If you’re running short of space at home and wish to make a wise financial investment, a second-story addition may be the best course of action. Read on to find out the advantages and disadvantages, average price, requirements, and other details associated with this project.
Table of Contents
Benefits of Second Story Additions
Second-story additions are a great way to make your home more spacious. Building up allows you to extend or even double the usable space at home without new construction taking up any of your backyard area.
Additional square footage
There are many reasons why homeowners decide to do a second story addition. For example, they may be planning to grow their family and need a larger space to accommodate it. Some like to give their teenage children separate bedrooms. Others want a space for their guests to stay or have aging parents planning to move in.
Whatever the case may be, this type of home improvement project is worth considering if you feel your family’s needs have outgrown your current home structure.
Greater Comfort & Functionality
Second story addition projects are versatile and flexible, offering a high degree of customization. You can create a recreational zone for yourself and friends, increase your storage space, enhance the accessibility of your house, or design another type of tailored solution that suits your specific needs.
Music enthusiasts may decide to add a soundproof recording studio to their home. This gives them the perfect space for recording music, but more so, someone can bang away at the piano loudly in the middle of the night while the rest of the house sleeps in peace.
Enhanced Resale Value
Adding another level to your home could also be profitable if you plan to sell the property somewhere down the line. Although you probably won’t get a 100% return on your investment (few home projects do), the chances are that new home buyers will be attracted to and willing to pay more for a well-maintained and freshly renovated home.
How Do I Know If My House Can Support It?
To make sure you can do the addition, you or your design-build firm will work with a structural engineer to get appropriate drawings and approvals with the city, HOA, and any other required governing body. You also need to get the required permits for the addition so that you can include the new square footage for your home and reap the value of that.
What’s The Best Place To Build An Addition?
One of the most common places to add a bonus area upstairs is over the garage. Garages tend to have good structural support above them and have plenty of space. However, the best exact spot for your addition will be determined by your design-build professionals after an on-site consultation and assessment of the current building’s structure.
It’s crucial to identify early on where the stairs will be located. You will want to find a place that won’t ruin common areas. It’s best to use long walls without windows or closets and storage areas for a place for the new stairs.
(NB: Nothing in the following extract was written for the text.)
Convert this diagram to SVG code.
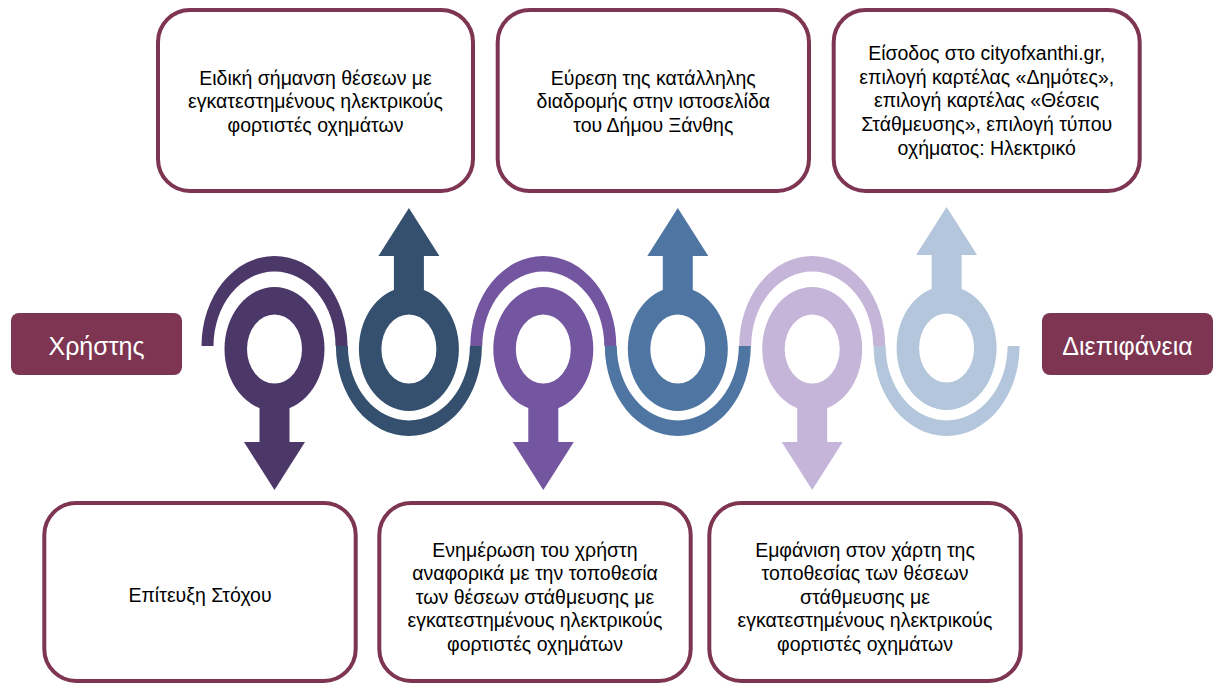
<svg xmlns="http://www.w3.org/2000/svg" xmlns:xlink="http://www.w3.org/1999/xlink" width="1214" height="684" viewBox="0 0 1214 684">
<style>
.box{fill:#ffffff;stroke:#7D3551;stroke-width:4}
.lab{fill:#7D3551}
.t{font-family:"Liberation Sans",Arial,sans-serif;font-size:19.5px;fill:#000;text-anchor:middle}
.lt{font-family:"Liberation Sans",Arial,sans-serif;font-size:25px;fill:#fff;text-anchor:middle}
.c1{fill:#4B3869}.c2{fill:#34506E}.c3{fill:#7355A0}.c4{fill:#4F76A3}.c5{fill:#C5B6D9}.c6{fill:#B4C6DC}
</style>
<defs>
<g id="ringDown">
<path fill-rule="evenodd" d="M-50,0 a50,62 0 1,0 100,0 a50,62 0 1,0 -100,0 Z M-27.5,0 a27.5,34.5 0 1,0 55,0 a27.5,34.5 0 1,0 -55,0 Z"/>
<rect x="-15" y="50" width="30" height="44"/>
<polygon points="-30.5,93 30.5,93 0,141"/>
</g>
<g id="ringUp">
<path fill-rule="evenodd" d="M-50,0 a50,62 0 1,0 100,0 a50,62 0 1,0 -100,0 Z M-27.5,0 a27.5,34.5 0 1,0 55,0 a27.5,34.5 0 1,0 -55,0 Z"/>
<rect x="-15" y="-94" width="30" height="44"/>
<polygon points="-30.5,-93 30.5,-93 0,-141"/>
</g>
<path id="arcUp" d="M-73,0 A73,90 0 0,1 73,0 L61,0 A61,74.5 0 0,0 -61,0 Z"/>
<path id="arcDown" d="M-73,0 A73,90 0 0,0 73,0 L61,0 A61,74.5 0 0,1 -61,0 Z"/>
</defs>

<g id="connectors">
<use xlink:href="#arcUp" class="c1" transform="translate(274.5,346)"/>
<use xlink:href="#arcDown" class="c2" transform="translate(408.9,346)"/>
<use xlink:href="#arcUp" class="c3" transform="translate(543.3,346)"/>
<use xlink:href="#arcDown" class="c4" transform="translate(677.8,346)"/>
<use xlink:href="#arcUp" class="c5" transform="translate(812.2,346)"/>
<use xlink:href="#arcDown" class="c6" transform="translate(946.6,346)"/>
</g>

<g id="shape1"><use xlink:href="#ringDown" class="c1" transform="translate(274.5,349)"/></g>
<g id="shape2"><use xlink:href="#ringUp" class="c2" transform="translate(408.9,349)"/></g>
<g id="shape3"><use xlink:href="#ringDown" class="c3" transform="translate(543.3,349)"/></g>
<g id="shape4"><use xlink:href="#ringUp" class="c4" transform="translate(677.8,349)"/></g>
<g id="shape5"><use xlink:href="#ringDown" class="c5" transform="translate(812.2,349)"/></g>
<g id="shape6"><use xlink:href="#ringUp" class="c6" transform="translate(946.6,348)"/></g>

<g id="user">
<rect class="lab" x="11" y="313" width="171" height="62" rx="8"/>
<text class="lt" x="96.5" y="355">Χρήστης</text>
</g>
<g id="interface">
<rect class="lab" x="1042" y="313" width="171" height="62" rx="8"/>
<text class="lt" x="1127.5" y="355">Διεπιφάνεια</text>
</g>

<g id="box1">
<rect class="box" x="158" y="10" width="315" height="181" rx="32"/>
<text class="t" x="315.5" y="84.5">Ειδική σήμανση θέσεων με</text>
<text class="t" x="315.5" y="108">εγκατεστημένους ηλεκτρικούς</text>
<text class="t" x="315.5" y="131.5">φορτιστές οχημάτων</text>
</g>
<g id="box2">
<rect class="box" x="497.7" y="10" width="311.3" height="181" rx="32"/>
<text class="t" x="653.3" y="84.5">Εύρεση της κατάλληλης</text>
<text class="t" x="653.3" y="108">διαδρομής στην ιστοσελίδα</text>
<text class="t" x="653.3" y="131.5">του Δήμου Ξάνθης</text>
</g>
<g id="box3">
<rect class="box" x="833.7" y="10" width="306" height="181" rx="32"/>
<text class="t" x="986.7" y="60">Είσοδος στο cityofxanthi.gr,</text>
<text class="t" x="986.7" y="83.5">επιλογή καρτέλας «Δημότες»,</text>
<text class="t" x="986.7" y="107">επιλογή καρτέλας «Θέσεις</text>
<text class="t" x="986.7" y="130.5">Στάθμευσης», επιλογή τύπου</text>
<text class="t" x="986.7" y="154.5">οχήματος: Ηλεκτρικό</text>
</g>
<g id="box4">
<rect class="box" x="44.3" y="503" width="311.4" height="178" rx="32"/>
<text class="t" x="200" y="601.5">Επίτευξη Στόχου</text>
</g>
<g id="box5">
<rect class="box" x="379.3" y="503" width="311.4" height="178" rx="32"/>
<text class="t" x="535" y="556.5">Ενημέρωση του χρήστη</text>
<text class="t" x="535" y="580">αναφορικά με την τοποθεσία</text>
<text class="t" x="535" y="603.5">των θέσεων στάθμευσης με</text>
<text class="t" x="535" y="627">εγκατεστημένους ηλεκτρικούς</text>
<text class="t" x="535" y="650.5">φορτιστές οχημάτων</text>
</g>
<g id="box6">
<rect class="box" x="709.3" y="503" width="311.4" height="178" rx="32"/>
<text class="t" x="865" y="556.5">Εμφάνιση στον χάρτη της</text>
<text class="t" x="865" y="580">τοποθεσίας των θέσεων</text>
<text class="t" x="865" y="603.5">στάθμευσης με</text>
<text class="t" x="865" y="627">εγκατεστημένους ηλεκτρικούς</text>
<text class="t" x="865" y="650.5">φορτιστές οχημάτων</text>
</g>
</svg>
How Much Do Second Story Additions Cost?
Additions have increased in price quite a bit over the last year because of the insane jump in the cost of the materials used, like lumber. However, combined with the red-hot housing market, a home extension can still be a valuable endeavor. Depending on what is desired in the addition, the cost can range from $75,000-$250,000.
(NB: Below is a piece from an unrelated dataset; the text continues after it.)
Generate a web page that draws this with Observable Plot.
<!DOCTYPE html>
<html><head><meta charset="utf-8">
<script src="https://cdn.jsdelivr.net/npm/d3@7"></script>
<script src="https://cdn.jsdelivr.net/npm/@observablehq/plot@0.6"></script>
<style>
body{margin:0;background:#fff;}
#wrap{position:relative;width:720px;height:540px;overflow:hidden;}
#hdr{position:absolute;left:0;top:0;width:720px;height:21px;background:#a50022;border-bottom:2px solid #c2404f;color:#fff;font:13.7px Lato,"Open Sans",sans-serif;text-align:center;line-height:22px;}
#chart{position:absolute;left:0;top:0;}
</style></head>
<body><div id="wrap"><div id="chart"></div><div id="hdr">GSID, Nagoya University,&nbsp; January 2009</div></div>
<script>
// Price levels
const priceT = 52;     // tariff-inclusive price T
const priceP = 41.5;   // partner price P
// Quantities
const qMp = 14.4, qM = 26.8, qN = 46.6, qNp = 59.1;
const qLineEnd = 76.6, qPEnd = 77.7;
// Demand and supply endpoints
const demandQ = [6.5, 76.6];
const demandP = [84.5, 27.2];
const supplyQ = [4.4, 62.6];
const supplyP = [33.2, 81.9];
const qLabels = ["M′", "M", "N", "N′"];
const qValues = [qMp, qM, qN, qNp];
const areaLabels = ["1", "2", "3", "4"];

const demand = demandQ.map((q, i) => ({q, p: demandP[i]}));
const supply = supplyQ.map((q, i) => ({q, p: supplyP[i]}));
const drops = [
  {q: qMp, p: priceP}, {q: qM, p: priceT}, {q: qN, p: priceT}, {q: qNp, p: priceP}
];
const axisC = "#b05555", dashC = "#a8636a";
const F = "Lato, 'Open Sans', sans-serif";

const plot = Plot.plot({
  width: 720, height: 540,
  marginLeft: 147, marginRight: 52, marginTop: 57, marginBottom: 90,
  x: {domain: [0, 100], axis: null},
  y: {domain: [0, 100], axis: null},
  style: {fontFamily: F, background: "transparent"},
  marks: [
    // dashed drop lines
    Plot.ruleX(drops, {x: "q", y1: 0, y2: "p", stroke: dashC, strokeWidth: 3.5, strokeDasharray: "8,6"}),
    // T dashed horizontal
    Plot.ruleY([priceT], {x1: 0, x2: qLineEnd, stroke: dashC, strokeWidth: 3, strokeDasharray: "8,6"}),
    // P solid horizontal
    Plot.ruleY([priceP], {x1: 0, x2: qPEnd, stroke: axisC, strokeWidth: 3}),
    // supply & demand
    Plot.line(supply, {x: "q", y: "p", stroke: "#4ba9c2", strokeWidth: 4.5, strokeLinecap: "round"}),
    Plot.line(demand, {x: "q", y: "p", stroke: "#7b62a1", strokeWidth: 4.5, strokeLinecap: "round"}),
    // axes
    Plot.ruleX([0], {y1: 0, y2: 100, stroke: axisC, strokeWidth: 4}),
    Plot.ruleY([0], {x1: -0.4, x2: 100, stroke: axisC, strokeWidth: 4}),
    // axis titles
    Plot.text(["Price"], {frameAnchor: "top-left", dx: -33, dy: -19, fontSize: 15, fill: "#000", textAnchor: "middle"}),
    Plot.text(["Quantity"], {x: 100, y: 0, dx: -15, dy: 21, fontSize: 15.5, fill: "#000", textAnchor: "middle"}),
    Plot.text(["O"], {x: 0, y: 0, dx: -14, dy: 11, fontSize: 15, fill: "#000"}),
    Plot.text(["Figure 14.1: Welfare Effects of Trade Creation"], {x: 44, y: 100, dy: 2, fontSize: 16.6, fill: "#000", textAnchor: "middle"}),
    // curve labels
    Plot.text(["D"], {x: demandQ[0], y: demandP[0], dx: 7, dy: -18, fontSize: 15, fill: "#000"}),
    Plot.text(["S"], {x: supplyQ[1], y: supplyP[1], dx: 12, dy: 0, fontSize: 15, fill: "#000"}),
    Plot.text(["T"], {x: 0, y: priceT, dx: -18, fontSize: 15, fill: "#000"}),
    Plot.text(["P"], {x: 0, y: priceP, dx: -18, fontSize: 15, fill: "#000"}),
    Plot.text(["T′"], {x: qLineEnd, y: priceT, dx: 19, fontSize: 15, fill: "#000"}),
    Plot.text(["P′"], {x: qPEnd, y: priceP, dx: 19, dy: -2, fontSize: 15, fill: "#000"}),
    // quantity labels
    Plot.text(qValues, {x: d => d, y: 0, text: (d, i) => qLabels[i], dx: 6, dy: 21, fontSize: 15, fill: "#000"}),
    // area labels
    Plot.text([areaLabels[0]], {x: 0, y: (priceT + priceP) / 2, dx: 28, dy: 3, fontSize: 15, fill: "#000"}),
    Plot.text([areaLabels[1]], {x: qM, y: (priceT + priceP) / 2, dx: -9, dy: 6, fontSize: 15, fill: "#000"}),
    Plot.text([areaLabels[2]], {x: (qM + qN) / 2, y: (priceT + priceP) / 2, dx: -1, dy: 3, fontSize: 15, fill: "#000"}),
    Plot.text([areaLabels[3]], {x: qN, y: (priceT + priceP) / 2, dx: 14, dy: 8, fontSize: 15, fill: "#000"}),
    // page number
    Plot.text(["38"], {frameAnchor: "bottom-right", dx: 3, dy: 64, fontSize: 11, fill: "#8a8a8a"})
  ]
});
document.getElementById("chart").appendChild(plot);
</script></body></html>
Also, if material prices continue to rise, be ready for the cost to trickle up mid-project just in case. In an effort to prevent this from happening, it’s strongly recommended to rent a pod to store all materials in and purchase everything upfront. Apart from the costs of materials, keep in mind the cost of labor for the contractor. Read more about contractor markup here.
Potential Difficulties Of A Second Story Addition
As with any type of remodeling, you can expect noise and some disruption to your everyday routine. This can be especially tricky if you work from home.
Depending on the extent of the project, you may need to find another temporary accommodation while the construction is underway. If you’re doing a partial second story addition, you will still be able to live at home with only some areas of the house being off-limits. During some stages, you may have to set up a temporary kitchen, get a washing station that can double as your bathroom sink, or rent a portable toilet.
Also, be prepared for a good amount of dust and debris once the construction is done. Although builders do their best to minimize the amount of dirt on the job site, the building is messy work, and the space will probably need thorough post-construction cleaning afterward.
Alternatives To Home Additions
If your household needs a bigger space, you have two options: either add onto the house or move.
Moving comes with its set of costs, and you’ll have to be willing to put up with the difficulties of house hunting. The chances are your new property will need some fixing up too, which means that you’re in for a remodeling project anyway. If you're not much of DIYer or have the right tools, it might not be ideal.
This is why many homeowners decide on an extension of their current home instead, especially if they’re emotionally attached to your home and neighborhood. If you’re not up for extensive renovations, a more modest bump-out or conversion could do.
How Long Does It Take?
These are extensive projects that typically take several months to complete. The exact duration will vary based on the scope and complexity of the construction as well as the time it takes to obtain necessary permits and building materials. Your remodelers will determine the specific time frame for your specific project in the planning stage once they assess the extent of the work that needs to be done.